## Directions
Write the data below out exactly as it stands. Do not include the pictures.

§ §

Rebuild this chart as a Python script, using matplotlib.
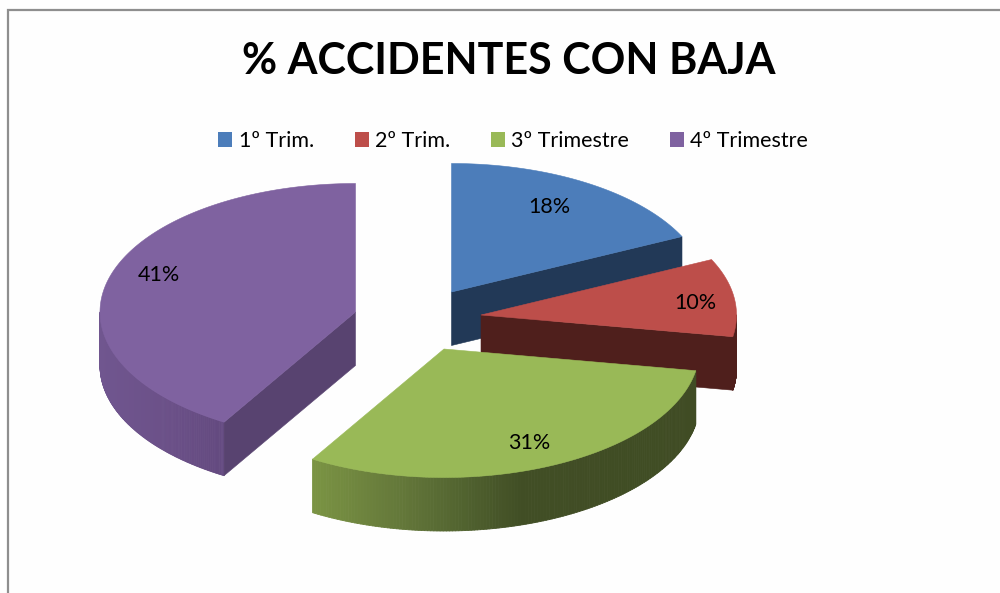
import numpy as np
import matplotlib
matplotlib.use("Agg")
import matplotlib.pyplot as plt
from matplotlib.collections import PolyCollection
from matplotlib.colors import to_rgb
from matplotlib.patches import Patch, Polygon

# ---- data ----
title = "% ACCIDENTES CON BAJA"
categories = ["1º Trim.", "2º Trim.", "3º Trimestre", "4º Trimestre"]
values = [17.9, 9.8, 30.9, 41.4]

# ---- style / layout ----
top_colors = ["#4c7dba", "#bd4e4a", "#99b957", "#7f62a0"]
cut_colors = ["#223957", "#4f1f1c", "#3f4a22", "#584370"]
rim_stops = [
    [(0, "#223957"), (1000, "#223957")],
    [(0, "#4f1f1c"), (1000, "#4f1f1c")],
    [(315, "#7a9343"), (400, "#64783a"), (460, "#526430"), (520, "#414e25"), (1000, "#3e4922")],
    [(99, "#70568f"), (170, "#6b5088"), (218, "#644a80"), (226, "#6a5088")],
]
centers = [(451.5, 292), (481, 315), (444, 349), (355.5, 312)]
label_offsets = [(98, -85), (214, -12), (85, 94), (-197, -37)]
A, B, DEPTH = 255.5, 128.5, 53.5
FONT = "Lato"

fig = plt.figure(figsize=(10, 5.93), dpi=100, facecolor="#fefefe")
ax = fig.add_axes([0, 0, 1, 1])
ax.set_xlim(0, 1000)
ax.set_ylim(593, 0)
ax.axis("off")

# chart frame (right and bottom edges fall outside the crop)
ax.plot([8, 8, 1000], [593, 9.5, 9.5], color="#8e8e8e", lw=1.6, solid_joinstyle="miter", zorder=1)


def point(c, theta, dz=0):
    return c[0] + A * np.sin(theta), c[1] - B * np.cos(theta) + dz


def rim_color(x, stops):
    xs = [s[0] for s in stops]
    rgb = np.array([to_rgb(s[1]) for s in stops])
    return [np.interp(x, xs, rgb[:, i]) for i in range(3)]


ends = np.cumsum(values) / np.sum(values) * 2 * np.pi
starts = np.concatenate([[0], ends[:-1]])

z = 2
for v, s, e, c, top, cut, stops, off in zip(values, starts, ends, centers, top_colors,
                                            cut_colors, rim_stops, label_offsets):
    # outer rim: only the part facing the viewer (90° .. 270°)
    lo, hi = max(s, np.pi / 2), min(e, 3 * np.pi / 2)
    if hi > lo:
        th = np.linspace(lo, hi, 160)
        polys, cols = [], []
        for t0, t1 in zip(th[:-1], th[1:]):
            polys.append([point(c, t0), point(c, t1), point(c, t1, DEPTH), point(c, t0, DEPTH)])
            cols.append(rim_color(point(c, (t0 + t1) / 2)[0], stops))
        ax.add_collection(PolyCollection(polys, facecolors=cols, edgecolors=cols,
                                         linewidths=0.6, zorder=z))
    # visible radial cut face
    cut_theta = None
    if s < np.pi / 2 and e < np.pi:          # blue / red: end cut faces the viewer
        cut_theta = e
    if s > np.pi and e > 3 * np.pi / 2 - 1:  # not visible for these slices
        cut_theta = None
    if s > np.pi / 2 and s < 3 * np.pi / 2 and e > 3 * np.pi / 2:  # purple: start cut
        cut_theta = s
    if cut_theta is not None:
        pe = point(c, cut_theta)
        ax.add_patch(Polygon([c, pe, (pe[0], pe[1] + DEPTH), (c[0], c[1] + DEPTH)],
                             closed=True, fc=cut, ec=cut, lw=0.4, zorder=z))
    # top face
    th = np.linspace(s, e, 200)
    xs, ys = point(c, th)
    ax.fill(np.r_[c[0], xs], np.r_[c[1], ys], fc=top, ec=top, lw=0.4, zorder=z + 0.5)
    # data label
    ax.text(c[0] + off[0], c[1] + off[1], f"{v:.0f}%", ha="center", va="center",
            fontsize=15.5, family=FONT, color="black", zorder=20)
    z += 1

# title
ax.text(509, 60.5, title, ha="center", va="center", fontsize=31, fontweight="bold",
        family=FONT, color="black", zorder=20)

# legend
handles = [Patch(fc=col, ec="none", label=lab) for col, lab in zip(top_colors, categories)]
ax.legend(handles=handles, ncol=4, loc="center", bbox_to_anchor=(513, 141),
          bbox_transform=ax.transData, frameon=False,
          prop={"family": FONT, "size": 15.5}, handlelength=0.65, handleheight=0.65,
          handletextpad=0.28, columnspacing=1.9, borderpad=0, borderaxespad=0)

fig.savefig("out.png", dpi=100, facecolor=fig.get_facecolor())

§ §

## Response to this task
Rebuild this chart as a Python script, using matplotlib.
import numpy as np
import matplotlib
matplotlib.use("Agg")
import matplotlib.pyplot as plt
from matplotlib.collections import PolyCollection
from matplotlib.colors import to_rgb
from matplotlib.patches import Patch, Polygon

# ---- data ----
title = "% ACCIDENTES CON BAJA"
categories = ["1º Trim.", "2º Trim.", "3º Trimestre", "4º Trimestre"]
values = [17.9, 9.8, 30.9, 41.4]

# ---- style / layout ----
top_colors = ["#4c7dba", "#bd4e4a", "#99b957", "#7f62a0"]
cut_colors = ["#223957", "#4f1f1c", "#3f4a22", "#584370"]
rim_stops = [
    [(0, "#223957"), (1000, "#223957")],
    [(0, "#4f1f1c"), (1000, "#4f1f1c")],
    [(315, "#7a9343"), (400, "#64783a"), (460, "#526430"), (520, "#414e25"), (1000, "#3e4922")],
    [(99, "#70568f"), (170, "#6b5088"), (218, "#644a80"), (226, "#6a5088")],
]
centers = [(451.5, 292), (481, 315), (444, 349), (355.5, 312)]
label_offsets = [(98, -85), (214, -12), (85, 94), (-197, -37)]
A, B, DEPTH = 255.5, 128.5, 53.5
FONT = "Lato"

fig = plt.figure(figsize=(10, 5.93), dpi=100, facecolor="#fefefe")
ax = fig.add_axes([0, 0, 1, 1])
ax.set_xlim(0, 1000)
ax.set_ylim(593, 0)
ax.axis("off")

# chart frame (right and bottom edges fall outside the crop)
ax.plot([8, 8, 1000], [593, 9.5, 9.5], color="#8e8e8e", lw=1.6, solid_joinstyle="miter", zorder=1)


def point(c, theta, dz=0):
    return c[0] + A * np.sin(theta), c[1] - B * np.cos(theta) + dz


def rim_color(x, stops):
    xs = [s[0] for s in stops]
    rgb = np.array([to_rgb(s[1]) for s in stops])
    return [np.interp(x, xs, rgb[:, i]) for i in range(3)]


ends = np.cumsum(values) / np.sum(values) * 2 * np.pi
starts = np.concatenate([[0], ends[:-1]])

z = 2
for v, s, e, c, top, cut, stops, off in zip(values, starts, ends, centers, top_colors,
                                            cut_colors, rim_stops, label_offsets):
    # outer rim: only the part facing the viewer (90° .. 270°)
    lo, hi = max(s, np.pi / 2), min(e, 3 * np.pi / 2)
    if hi > lo:
        th = np.linspace(lo, hi, 160)
        polys, cols = [], []
        for t0, t1 in zip(th[:-1], th[1:]):
            polys.append([point(c, t0), point(c, t1), point(c, t1, DEPTH), point(c, t0, DEPTH)])
            cols.append(rim_color(point(c, (t0 + t1) / 2)[0], stops))
        ax.add_collection(PolyCollection(polys, facecolors=cols, edgecolors=cols,
                                         linewidths=0.6, zorder=z))
    # visible radial cut face
    cut_theta = None
    if s < np.pi / 2 and e < np.pi:          # blue / red: end cut faces the viewer
        cut_theta = e
    if s > np.pi and e > 3 * np.pi / 2 - 1:  # not visible for these slices
        cut_theta = None
    if s > np.pi / 2 and s < 3 * np.pi / 2 and e > 3 * np.pi / 2:  # purple: start cut
        cut_theta = s
    if cut_theta is not None:
        pe = point(c, cut_theta)
        ax.add_patch(Polygon([c, pe, (pe[0], pe[1] + DEPTH), (c[0], c[1] + DEPTH)],
                             closed=True, fc=cut, ec=cut, lw=0.4, zorder=z))
    # top face
    th = np.linspace(s, e, 200)
    xs, ys = point(c, th)
    ax.fill(np.r_[c[0], xs], np.r_[c[1], ys], fc=top, ec=top, lw=0.4, zorder=z + 0.5)
    # data label
    ax.text(c[0] + off[0], c[1] + off[1], f"{v:.0f}%", ha="center", va="center",
            fontsize=15.5, family=FONT, color="black", zorder=20)
    z += 1

# title
ax.text(509, 60.5, title, ha="center", va="center", fontsize=31, fontweight="bold",
        family=FONT, color="black", zorder=20)

# legend
handles = [Patch(fc=col, ec="none", label=lab) for col, lab in zip(top_colors, categories)]
ax.legend(handles=handles, ncol=4, loc="center", bbox_to_anchor=(513, 141),
          bbox_transform=ax.transData, frameon=False,
          prop={"family": FONT, "size": 15.5}, handlelength=0.65, handleheight=0.65,
          handletextpad=0.28, columnspacing=1.9, borderpad=0, borderaxespad=0)

fig.savefig("out.png", dpi=100, facecolor=fig.get_facecolor())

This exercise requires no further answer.